IFComp 2016: Aether Apeiron: The Zephyra Chronicles
Spoilers follow the break.
The first chapter here is the most interesting part. It kicks off with a bang, putting you in control of a spacecraft in trouble, the sci-fi equivalent of a storm at sea — a comparison that’s surely intended, because the descriptions are peppered with references to ancient Greece and Greek myth. The body of the work is even preceded by an invocation of the muse. While struggling with the controls, the main character, Zephyra, is periodically blacking out and hallucinating from oxygen starvation and G-forces, with the result that descriptions keep changing: a computer’s voice giving status reports, for example, might become disjointed phrases, or melodic gibberish, or various other randomized descriptions, every time you revisit its node. Click on the words “Herculean effort” and Heracles himself will stride into the bridge and take the helm, only to fade into mist on a second look.
After you deal with that crisis, though, the narrative leaps into a flashback, and it never actually returns to the timeframe of chatper 1. Instead, the rest of the story is devoted to world-building, and the bulk of the interaction is spent meandering through a representative cross-section of society on Zephyra’s home world, Kyzikos, from the docks to the palace and finally off into the wilderness on a perilous road to the story’s end. We’re still in mixed sci-fi and ancient Greece here, although chapter 1 was sci-fi with Greek flavoring, and down here it’s more like the reverse: the occasional marble android or tentacled alien spicing up scenes at the agora and so forth. Conspicuously Greek verbiage is used throughout.

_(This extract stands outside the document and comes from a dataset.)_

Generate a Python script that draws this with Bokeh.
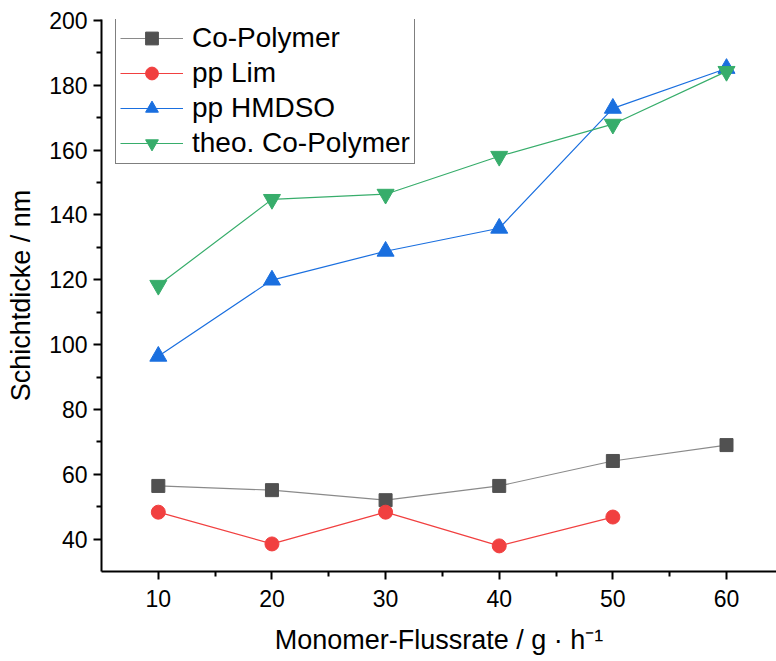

Although choice-based, the interaction is basically mazelike. At each node, there’s one link that goes forward towards the story’s finish, others that lead off into dead ends or go around in circles. Much of the time, I mean that literally, as probably a majority of the links are devoted to walking around, but conversations and other interactions are handled the same way. Sometimes it’s obvious what the forward link is, sometimes it’s not. I may have just not been paying enough attention, but I have to admit that even when it was clear what I had to do to advance the plot, I seldom had a strong sense of what my goals were. In the first few scenes, it’s obvious: earn some money from fishing, then go off to the agora to spend it. After that, who can say? Zephyra just looks off towards the mountain in the distance, and so off toward the mountain we go.
As I coincidentally said recently about another game loosely inspired by Greek myth, it ends abruptly with the promise of a sequel just at the moment when things seem to be getting started. That feeling is even greater here, probably in part due to the lack of plot over the course of the rest of the story. The whole thing ends with the arrival of a spacecraft called the Argo, which, we are told, “changed life on Kyzikos forever”, and was “the first drop of an upstoppable ripple that impacted even the most distant lands”. But we don’t get to see that. The story we get is just a prelude to it, showing us what Kyzikos was like in times of peace. This could be a good way to provide contrast with what comes after, but it’s pretty unsatisfying to get just half of a contrasting pair.